# Exercise
Begin the copy with the line that contains "Output the component" and end it with the line that contains "const NARROW = 0.85;". Print these lines exactly and omit all pictures.

# Entries
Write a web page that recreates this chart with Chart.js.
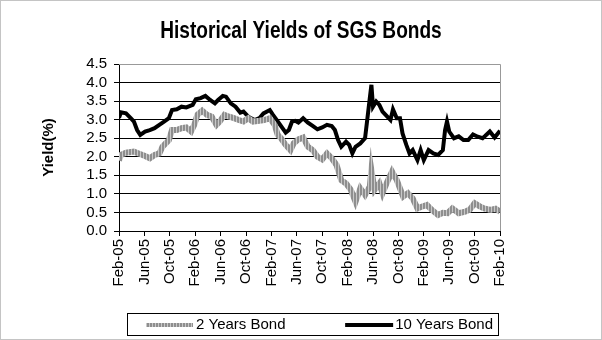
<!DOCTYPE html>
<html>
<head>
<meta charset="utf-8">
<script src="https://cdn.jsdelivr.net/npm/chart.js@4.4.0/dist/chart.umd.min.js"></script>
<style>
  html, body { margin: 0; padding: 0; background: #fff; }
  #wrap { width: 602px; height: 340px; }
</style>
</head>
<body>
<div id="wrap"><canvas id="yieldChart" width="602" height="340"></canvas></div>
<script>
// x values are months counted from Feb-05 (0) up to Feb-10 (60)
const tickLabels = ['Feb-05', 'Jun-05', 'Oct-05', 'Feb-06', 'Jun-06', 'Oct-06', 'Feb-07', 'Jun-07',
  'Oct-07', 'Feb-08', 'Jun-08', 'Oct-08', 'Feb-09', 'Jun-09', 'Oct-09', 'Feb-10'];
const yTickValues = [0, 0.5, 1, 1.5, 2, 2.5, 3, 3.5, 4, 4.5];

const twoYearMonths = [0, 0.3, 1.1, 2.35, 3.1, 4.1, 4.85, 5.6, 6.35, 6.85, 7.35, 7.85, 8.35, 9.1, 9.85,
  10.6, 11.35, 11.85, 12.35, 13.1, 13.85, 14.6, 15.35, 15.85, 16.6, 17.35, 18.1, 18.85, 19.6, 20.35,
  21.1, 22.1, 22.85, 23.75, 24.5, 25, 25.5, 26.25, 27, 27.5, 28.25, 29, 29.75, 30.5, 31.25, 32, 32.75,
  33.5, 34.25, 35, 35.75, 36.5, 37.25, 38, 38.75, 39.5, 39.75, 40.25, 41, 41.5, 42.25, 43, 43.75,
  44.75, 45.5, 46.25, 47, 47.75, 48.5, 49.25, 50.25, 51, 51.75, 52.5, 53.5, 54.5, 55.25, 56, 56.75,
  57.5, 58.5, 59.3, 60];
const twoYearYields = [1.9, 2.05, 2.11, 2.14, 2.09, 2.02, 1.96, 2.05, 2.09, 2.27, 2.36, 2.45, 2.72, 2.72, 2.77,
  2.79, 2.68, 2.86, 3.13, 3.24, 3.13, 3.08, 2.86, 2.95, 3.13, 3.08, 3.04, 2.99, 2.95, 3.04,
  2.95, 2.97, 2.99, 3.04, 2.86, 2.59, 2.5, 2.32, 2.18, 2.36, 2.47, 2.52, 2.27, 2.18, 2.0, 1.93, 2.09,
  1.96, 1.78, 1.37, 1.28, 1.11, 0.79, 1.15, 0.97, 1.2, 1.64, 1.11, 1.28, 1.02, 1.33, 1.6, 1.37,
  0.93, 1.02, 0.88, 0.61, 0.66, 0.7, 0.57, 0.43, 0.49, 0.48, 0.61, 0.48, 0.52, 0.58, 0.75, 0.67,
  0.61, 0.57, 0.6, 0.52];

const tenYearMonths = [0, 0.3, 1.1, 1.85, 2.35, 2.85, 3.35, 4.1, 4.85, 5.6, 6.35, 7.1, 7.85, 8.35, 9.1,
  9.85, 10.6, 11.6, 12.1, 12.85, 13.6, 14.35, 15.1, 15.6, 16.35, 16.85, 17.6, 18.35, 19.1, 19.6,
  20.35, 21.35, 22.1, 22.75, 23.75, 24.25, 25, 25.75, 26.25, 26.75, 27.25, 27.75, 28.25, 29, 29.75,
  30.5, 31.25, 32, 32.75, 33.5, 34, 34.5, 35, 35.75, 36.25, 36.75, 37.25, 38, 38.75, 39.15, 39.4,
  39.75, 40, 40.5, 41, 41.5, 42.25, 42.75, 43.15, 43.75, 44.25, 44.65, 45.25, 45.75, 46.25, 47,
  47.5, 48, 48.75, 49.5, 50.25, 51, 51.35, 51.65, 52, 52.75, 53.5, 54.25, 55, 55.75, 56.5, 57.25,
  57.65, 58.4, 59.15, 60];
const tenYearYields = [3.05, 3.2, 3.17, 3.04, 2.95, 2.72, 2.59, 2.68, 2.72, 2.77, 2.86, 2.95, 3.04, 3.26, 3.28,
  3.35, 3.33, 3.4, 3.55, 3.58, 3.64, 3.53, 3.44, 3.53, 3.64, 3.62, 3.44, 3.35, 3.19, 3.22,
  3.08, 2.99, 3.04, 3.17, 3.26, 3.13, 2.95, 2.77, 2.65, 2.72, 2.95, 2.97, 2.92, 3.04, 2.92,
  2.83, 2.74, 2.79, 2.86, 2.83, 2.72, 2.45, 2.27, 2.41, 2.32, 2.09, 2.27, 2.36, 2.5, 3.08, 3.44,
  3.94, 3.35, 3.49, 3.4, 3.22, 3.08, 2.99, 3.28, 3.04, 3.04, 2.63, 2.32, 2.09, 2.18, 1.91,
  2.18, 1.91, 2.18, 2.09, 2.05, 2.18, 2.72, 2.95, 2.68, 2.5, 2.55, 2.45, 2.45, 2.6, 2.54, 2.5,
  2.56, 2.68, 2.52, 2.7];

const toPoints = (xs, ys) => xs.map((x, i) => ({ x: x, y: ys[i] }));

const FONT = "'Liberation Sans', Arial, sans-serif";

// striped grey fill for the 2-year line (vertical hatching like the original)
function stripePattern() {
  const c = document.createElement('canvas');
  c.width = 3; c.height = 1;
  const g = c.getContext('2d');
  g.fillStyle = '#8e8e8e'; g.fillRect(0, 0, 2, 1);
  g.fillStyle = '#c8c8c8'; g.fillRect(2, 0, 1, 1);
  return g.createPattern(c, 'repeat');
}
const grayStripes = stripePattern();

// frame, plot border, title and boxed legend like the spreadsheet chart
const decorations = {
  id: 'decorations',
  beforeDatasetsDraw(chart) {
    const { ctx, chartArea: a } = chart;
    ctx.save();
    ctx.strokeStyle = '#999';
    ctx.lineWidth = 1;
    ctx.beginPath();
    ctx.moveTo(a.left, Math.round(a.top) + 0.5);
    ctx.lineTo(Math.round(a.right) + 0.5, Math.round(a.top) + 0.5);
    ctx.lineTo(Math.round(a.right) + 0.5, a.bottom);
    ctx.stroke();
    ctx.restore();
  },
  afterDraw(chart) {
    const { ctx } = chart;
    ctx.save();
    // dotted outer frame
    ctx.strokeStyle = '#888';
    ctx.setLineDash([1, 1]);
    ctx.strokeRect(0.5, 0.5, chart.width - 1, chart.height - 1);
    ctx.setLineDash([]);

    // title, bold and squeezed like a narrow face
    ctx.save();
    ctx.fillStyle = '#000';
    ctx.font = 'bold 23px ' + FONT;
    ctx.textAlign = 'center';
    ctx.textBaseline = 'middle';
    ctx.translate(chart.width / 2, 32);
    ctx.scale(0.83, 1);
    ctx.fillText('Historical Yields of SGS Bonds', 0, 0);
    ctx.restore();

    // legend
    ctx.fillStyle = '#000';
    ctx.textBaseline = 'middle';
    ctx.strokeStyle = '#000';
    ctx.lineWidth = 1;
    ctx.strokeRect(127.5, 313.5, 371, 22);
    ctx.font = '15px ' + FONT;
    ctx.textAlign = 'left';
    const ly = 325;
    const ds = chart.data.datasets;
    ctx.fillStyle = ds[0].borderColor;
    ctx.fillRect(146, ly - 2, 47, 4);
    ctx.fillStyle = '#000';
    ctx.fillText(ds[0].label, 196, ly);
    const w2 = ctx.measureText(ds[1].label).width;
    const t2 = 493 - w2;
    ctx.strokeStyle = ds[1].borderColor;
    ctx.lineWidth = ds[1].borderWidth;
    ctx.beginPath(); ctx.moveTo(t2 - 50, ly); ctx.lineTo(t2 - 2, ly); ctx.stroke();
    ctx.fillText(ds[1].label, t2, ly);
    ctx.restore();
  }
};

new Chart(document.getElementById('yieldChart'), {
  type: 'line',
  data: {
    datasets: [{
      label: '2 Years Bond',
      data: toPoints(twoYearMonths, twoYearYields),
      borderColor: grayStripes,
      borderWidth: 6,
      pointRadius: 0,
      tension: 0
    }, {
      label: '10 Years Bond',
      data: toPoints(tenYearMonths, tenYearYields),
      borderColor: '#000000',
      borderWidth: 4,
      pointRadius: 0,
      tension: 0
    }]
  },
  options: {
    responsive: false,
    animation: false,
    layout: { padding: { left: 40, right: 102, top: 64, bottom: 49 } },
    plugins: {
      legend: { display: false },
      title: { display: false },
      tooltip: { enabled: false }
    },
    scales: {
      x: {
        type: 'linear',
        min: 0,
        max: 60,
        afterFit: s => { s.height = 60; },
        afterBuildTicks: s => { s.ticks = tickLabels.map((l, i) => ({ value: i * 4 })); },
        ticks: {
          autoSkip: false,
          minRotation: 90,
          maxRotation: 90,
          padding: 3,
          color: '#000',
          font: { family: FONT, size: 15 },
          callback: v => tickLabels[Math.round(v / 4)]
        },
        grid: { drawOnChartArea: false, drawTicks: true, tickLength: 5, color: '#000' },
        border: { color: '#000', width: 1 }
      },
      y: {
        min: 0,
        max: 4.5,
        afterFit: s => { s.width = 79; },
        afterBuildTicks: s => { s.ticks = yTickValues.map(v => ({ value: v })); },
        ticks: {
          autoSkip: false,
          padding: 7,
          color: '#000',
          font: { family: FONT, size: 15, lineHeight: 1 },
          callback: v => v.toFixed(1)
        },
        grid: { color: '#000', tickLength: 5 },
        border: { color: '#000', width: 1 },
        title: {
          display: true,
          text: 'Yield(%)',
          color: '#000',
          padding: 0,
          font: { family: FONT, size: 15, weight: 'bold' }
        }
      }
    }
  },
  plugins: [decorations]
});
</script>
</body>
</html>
==
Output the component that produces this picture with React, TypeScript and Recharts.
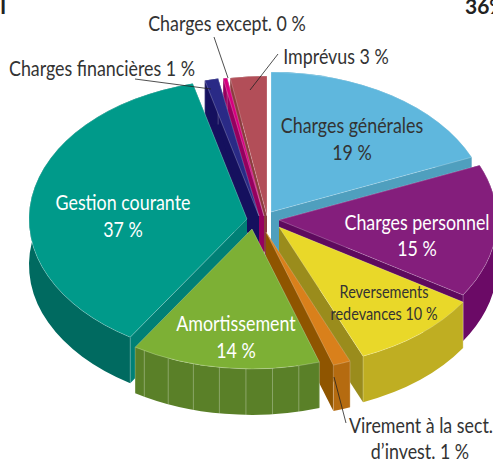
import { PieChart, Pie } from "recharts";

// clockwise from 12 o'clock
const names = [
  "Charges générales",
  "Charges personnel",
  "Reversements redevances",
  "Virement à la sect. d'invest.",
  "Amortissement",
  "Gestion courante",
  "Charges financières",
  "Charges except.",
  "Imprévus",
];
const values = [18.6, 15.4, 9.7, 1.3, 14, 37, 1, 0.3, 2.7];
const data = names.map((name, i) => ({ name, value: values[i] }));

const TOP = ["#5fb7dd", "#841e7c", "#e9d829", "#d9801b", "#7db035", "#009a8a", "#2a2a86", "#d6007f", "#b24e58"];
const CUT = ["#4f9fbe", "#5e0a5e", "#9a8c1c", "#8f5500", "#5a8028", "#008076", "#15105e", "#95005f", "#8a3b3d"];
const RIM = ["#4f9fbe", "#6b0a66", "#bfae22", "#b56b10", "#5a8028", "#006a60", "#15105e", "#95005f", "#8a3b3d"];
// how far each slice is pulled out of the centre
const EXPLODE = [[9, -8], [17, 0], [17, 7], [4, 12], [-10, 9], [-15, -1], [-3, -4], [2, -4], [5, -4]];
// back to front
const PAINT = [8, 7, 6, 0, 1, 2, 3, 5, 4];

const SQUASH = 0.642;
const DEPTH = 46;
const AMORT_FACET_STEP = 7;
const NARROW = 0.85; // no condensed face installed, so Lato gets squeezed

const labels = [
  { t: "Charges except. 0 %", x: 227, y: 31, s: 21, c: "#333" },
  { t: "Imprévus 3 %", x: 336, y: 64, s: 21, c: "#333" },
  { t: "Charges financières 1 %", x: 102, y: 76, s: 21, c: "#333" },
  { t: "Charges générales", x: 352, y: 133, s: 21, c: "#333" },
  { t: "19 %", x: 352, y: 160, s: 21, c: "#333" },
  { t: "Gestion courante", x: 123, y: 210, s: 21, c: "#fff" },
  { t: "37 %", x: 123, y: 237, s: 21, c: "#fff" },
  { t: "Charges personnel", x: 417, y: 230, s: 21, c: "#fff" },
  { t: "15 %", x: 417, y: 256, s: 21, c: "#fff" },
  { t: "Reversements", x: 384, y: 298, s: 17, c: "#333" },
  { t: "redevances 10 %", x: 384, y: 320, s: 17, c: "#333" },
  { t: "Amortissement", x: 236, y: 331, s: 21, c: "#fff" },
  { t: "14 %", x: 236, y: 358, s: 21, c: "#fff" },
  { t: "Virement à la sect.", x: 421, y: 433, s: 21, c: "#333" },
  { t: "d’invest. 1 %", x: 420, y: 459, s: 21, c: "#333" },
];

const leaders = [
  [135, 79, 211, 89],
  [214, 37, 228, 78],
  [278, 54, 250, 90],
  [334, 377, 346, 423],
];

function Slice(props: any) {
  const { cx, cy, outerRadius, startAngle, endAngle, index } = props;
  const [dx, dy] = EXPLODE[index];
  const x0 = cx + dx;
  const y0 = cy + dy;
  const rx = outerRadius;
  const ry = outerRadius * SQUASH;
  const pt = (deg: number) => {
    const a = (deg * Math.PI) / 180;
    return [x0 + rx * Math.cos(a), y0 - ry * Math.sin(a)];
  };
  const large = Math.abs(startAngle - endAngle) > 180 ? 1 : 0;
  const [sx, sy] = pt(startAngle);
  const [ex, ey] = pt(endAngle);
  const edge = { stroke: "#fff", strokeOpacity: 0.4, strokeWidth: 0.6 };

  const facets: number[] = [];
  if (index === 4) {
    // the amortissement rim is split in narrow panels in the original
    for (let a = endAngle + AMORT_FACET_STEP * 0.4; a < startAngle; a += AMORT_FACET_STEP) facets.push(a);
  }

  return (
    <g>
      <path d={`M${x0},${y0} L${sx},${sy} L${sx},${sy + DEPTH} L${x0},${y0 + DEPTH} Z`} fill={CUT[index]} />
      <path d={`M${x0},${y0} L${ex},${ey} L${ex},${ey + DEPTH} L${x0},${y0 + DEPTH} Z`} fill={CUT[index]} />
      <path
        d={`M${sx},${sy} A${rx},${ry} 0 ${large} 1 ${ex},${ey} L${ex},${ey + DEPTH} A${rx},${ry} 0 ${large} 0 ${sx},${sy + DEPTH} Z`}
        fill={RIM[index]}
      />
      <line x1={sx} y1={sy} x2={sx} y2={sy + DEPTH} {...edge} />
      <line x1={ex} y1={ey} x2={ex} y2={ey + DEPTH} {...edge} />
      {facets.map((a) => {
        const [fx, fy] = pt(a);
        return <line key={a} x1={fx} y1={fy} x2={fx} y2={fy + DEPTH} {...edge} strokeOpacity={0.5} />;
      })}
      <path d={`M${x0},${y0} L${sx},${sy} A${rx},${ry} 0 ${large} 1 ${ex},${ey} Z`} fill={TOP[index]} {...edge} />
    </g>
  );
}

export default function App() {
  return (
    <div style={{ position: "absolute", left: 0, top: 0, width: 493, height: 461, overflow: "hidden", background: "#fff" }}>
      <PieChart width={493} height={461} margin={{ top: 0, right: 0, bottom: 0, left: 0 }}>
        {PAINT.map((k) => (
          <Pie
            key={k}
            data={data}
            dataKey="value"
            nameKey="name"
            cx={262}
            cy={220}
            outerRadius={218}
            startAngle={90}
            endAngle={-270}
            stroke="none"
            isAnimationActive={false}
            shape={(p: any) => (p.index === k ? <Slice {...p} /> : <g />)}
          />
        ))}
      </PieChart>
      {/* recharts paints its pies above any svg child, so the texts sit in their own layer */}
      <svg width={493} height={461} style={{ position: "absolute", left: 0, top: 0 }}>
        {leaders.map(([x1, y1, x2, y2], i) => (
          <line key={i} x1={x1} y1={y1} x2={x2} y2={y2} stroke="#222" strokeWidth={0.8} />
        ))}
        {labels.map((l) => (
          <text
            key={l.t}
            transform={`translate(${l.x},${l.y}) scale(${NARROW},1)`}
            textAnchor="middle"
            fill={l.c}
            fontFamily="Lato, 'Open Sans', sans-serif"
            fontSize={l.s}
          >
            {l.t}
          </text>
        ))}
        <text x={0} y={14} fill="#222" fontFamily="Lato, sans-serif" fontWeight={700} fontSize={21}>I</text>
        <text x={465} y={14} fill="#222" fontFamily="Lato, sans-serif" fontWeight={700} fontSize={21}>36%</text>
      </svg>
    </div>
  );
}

# Task answer
Output the component that produces this picture with React, TypeScript and Recharts.
import { PieChart, Pie } from "recharts";

// clockwise from 12 o'clock
const names = [
  "Charges générales",
  "Charges personnel",
  "Reversements redevances",
  "Virement à la sect. d'invest.",
  "Amortissement",
  "Gestion courante",
  "Charges financières",
  "Charges except.",
  "Imprévus",
];
const values = [18.6, 15.4, 9.7, 1.3, 14, 37, 1, 0.3, 2.7];
const data = names.map((name, i) => ({ name, value: values[i] }));

const TOP = ["#5fb7dd", "#841e7c", "#e9d829", "#d9801b", "#7db035", "#009a8a", "#2a2a86", "#d6007f", "#b24e58"];
const CUT = ["#4f9fbe", "#5e0a5e", "#9a8c1c", "#8f5500", "#5a8028", "#008076", "#15105e", "#95005f", "#8a3b3d"];
const RIM = ["#4f9fbe", "#6b0a66", "#bfae22", "#b56b10", "#5a8028", "#006a60", "#15105e", "#95005f", "#8a3b3d"];
// how far each slice is pulled out of the centre
const EXPLODE = [[9, -8], [17, 0], [17, 7], [4, 12], [-10, 9], [-15, -1], [-3, -4], [2, -4], [5, -4]];
// back to front
const PAINT = [8, 7, 6, 0, 1, 2, 3, 5, 4];

const SQUASH = 0.642;
const DEPTH = 46;
const AMORT_FACET_STEP = 7;
const NARROW = 0.85; // no condensed face installed, so Lato gets squeezed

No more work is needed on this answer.